## start Dataset extract

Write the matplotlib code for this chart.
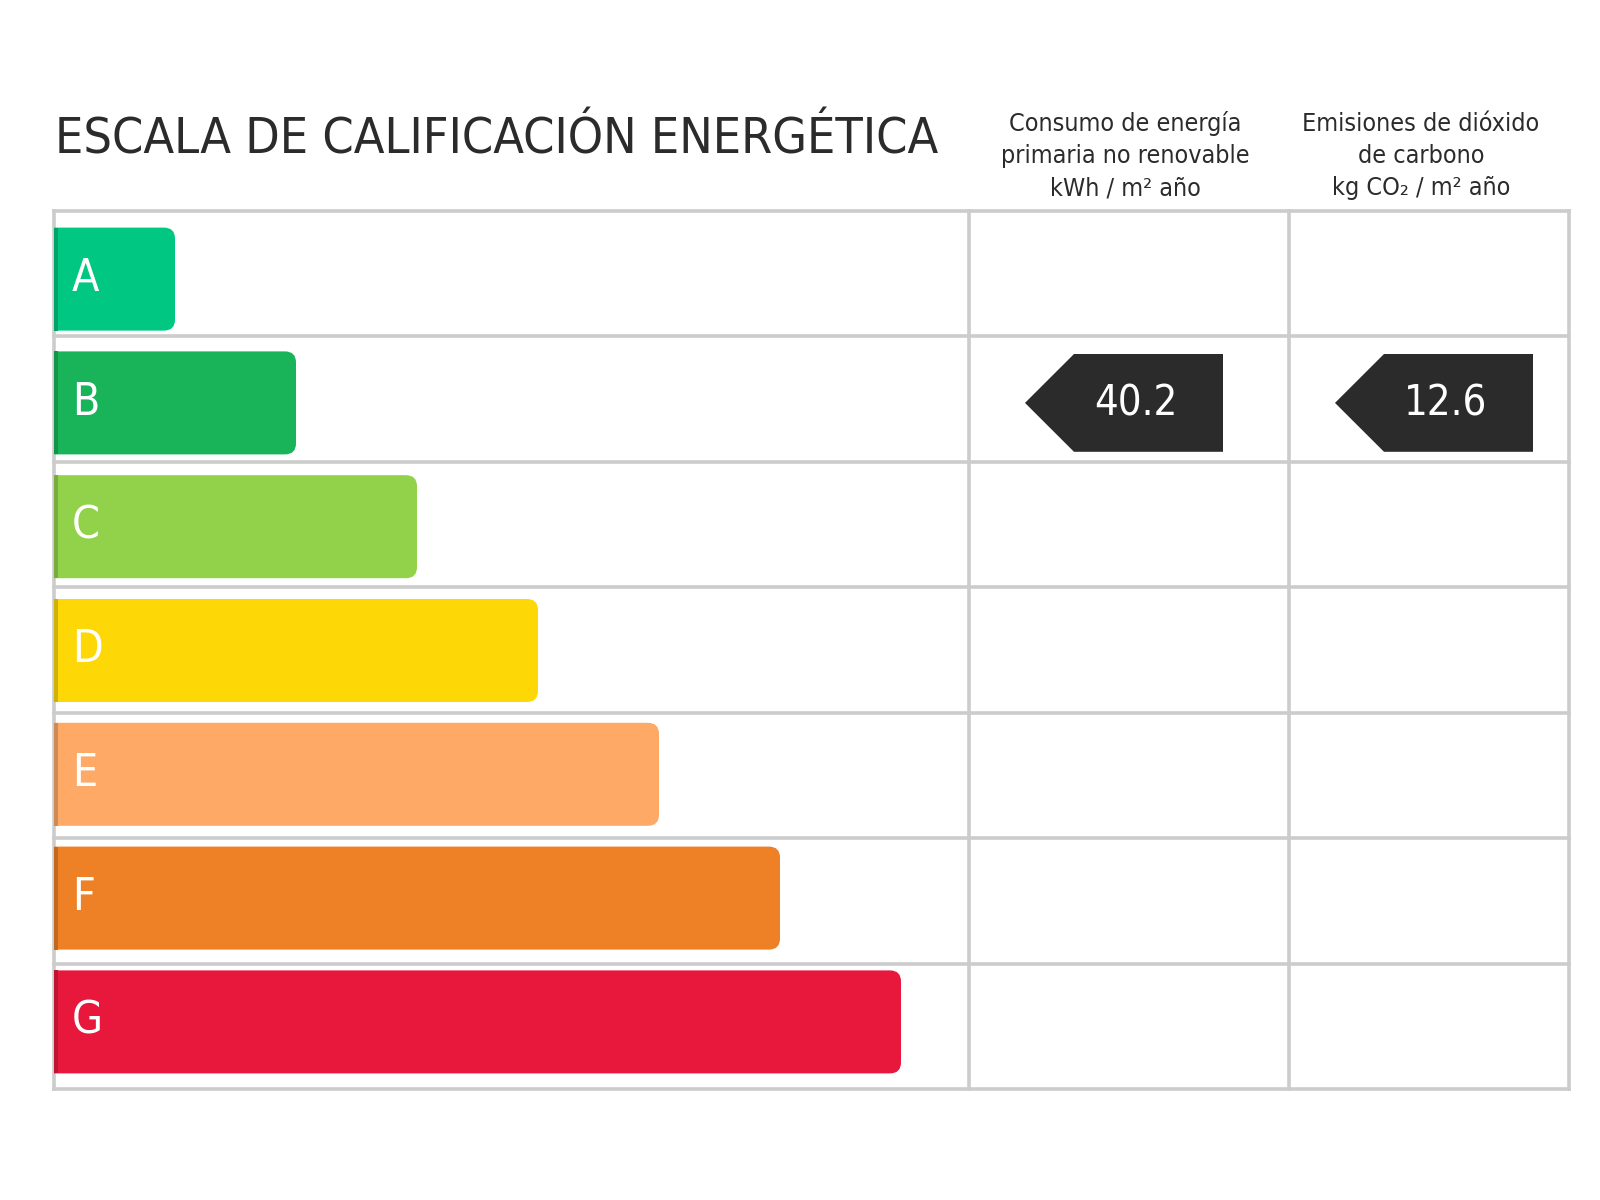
"""Escala de calificación energética (etiqueta A-G)."""

import matplotlib

matplotlib.use("Agg")
import matplotlib.pyplot as plt
from matplotlib import font_manager, transforms
from matplotlib.colors import to_rgb
from matplotlib.patches import PathPatch, Polygon, Rectangle
from matplotlib.path import Path

# ---- datos ----
letras = ["A", "B", "C", "D", "E", "F", "G"]
niveles = [1, 2, 3, 4, 5, 6, 7]
colores = ["#00c882", "#19b35a", "#92d24a", "#fed806", "#fea966", "#ee8026", "#e8173c"]
calificacion = "B"
valores = ["40.2", "12.6"]
titulo = "ESCALA DE CALIFICACIÓN ENERGÉTICA"
cabeceras = [
    ["Consumo de energía", "primaria no renovable", "kWh / m² año"],
    ["Emisiones de dióxido", "de carbono", "kg CO₂ / m² año"],
]

# ---- fuente ----
condensada = any(
    f.name == "DejaVu Sans" and f.stretch == "condensed"
    for f in font_manager.fontManager.ttflist
)
FAM = ["DejaVu Sans", "Roboto"] if condensada else ["Roboto", "DejaVu Sans"]
STRETCH = "condensed" if condensada else "normal"
TXT = "#2b2b2b"
GRIS = "#cccccc"


def barra_redondeada(x0, y0, ancho, alto, rx, ry):
    """Rectángulo con sólo las esquinas derechas redondeadas."""
    x1, y1 = x0 + ancho, y0 + alto
    verts = [
        (x0, y0), (x1 - rx, y0), (x1, y0), (x1, y0 + ry),
        (x1, y1 - ry), (x1, y1), (x1 - rx, y1), (x0, y1), (x0, y0),
    ]
    codes = [
        Path.MOVETO, Path.LINETO, Path.CURVE3, Path.CURVE3,
        Path.LINETO, Path.CURVE3, Path.CURVE3, Path.LINETO, Path.CLOSEPOLY,
    ]
    return Path(verts, codes)


W, H = 1600, 1200
fig = plt.figure(figsize=(16, 12), dpi=100)

# capa de maquetación en píxeles (tabla, cabeceras)
base = fig.add_axes([0, 0, 1, 1])
base.set_xlim(0, W)
base.set_ylim(H, 0)
base.axis("off")

izq, der, arriba, abajo = 54, 1569, 211, 1089
cols = [izq, 969, 1289, der]
filas = len(letras)
alto_fila = (abajo - arriba) / filas
lw = 2.6
for i in range(filas + 1):
    base.plot([izq, der], [arriba + i * alto_fila] * 2, color=GRIS, lw=lw,
              solid_capstyle="projecting", zorder=1)
for x in cols:
    base.plot([x, x], [arriba, abajo], color=GRIS, lw=lw,
              solid_capstyle="projecting", zorder=1)

base.text(55, 153, titulo, fontsize=36, color=TXT, family=FAM,
          fontstretch=STRETCH, ha="left", va="baseline")

centros_cab = [1125, 1421]
for cx, lineas in zip(centros_cab, cabeceras):
    for k, linea in enumerate(lineas):
        base.text(cx, 131 + k * 32, linea, fontsize=18, color=TXT, family=FAM,
                  fontstretch=STRETCH, ha="center", va="baseline")

# ---- barras ----
px_nivel = 121.0
paso = 123.8
ax = fig.add_axes([izq / W, 1 - (217.2 + 7 * paso) / H,
                   7.5 * px_nivel / W, 7 * paso / H])
ax.set_xlim(0, 7.5)
ax.set_ylim(6.5, -0.5)
ax.axis("off")

alto = 0.832
r_px = 11
for i, (letra, n, c) in enumerate(zip(letras, niveles, colores)):
    y0 = i - alto / 2
    ax.add_patch(PathPatch(barra_redondeada(0, y0, n, alto, r_px / px_nivel, r_px / paso),
                           fc=c, ec="none", zorder=2))
    oscuro = tuple(v * 0.82 for v in to_rgb(c))
    ax.add_patch(Rectangle((0, y0), 3.5 / px_nivel, alto, fc=oscuro, ec="none",
                           zorder=3))
    ax.text(0.15, i + 0.095, letra, fontsize=32, color="white", family=FAM,
            fontstretch=STRETCH, ha="left", va="baseline", zorder=4)

# ---- flechas con los valores ----
fila = letras.index(calificacion)
mixto = transforms.blended_transform_factory(base.transData, ax.transData)
puntas = [1025, 1335]
ancho_tag, muesca, alto_tag = 198, 49, 0.79
for xp, v in zip(puntas, valores):
    pts = [
        (xp, fila),
        (xp + muesca, fila - alto_tag / 2),
        (xp + ancho_tag, fila - alto_tag / 2),
        (xp + ancho_tag, fila + alto_tag / 2),
        (xp + muesca, fila + alto_tag / 2),
    ]
    base.add_patch(Polygon(pts, closed=True, fc=TXT, ec="none",
                           transform=mixto, zorder=5))
    base.text(xp + 111, fila + 0.105, v, fontsize=30, color="white",
              family=FAM, fontstretch=STRETCH, ha="center", va="baseline",
              transform=mixto, zorder=6)

fig.savefig("out.png", dpi=100, facecolor="white")
plt.close(fig)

## end Dataset extract

◆ Stated goal
The lines from the top of the data above through the one holding "from matplotlib.path import Path" are to be repeated exactly, and only those, with no pictures.

◆ Solution
Write the matplotlib code for this chart.
"""Escala de calificación energética (etiqueta A-G)."""

import matplotlib

matplotlib.use("Agg")
import matplotlib.pyplot as plt
from matplotlib import font_manager, transforms
from matplotlib.colors import to_rgb
from matplotlib.patches import PathPatch, Polygon, Rectangle
from matplotlib.path import Path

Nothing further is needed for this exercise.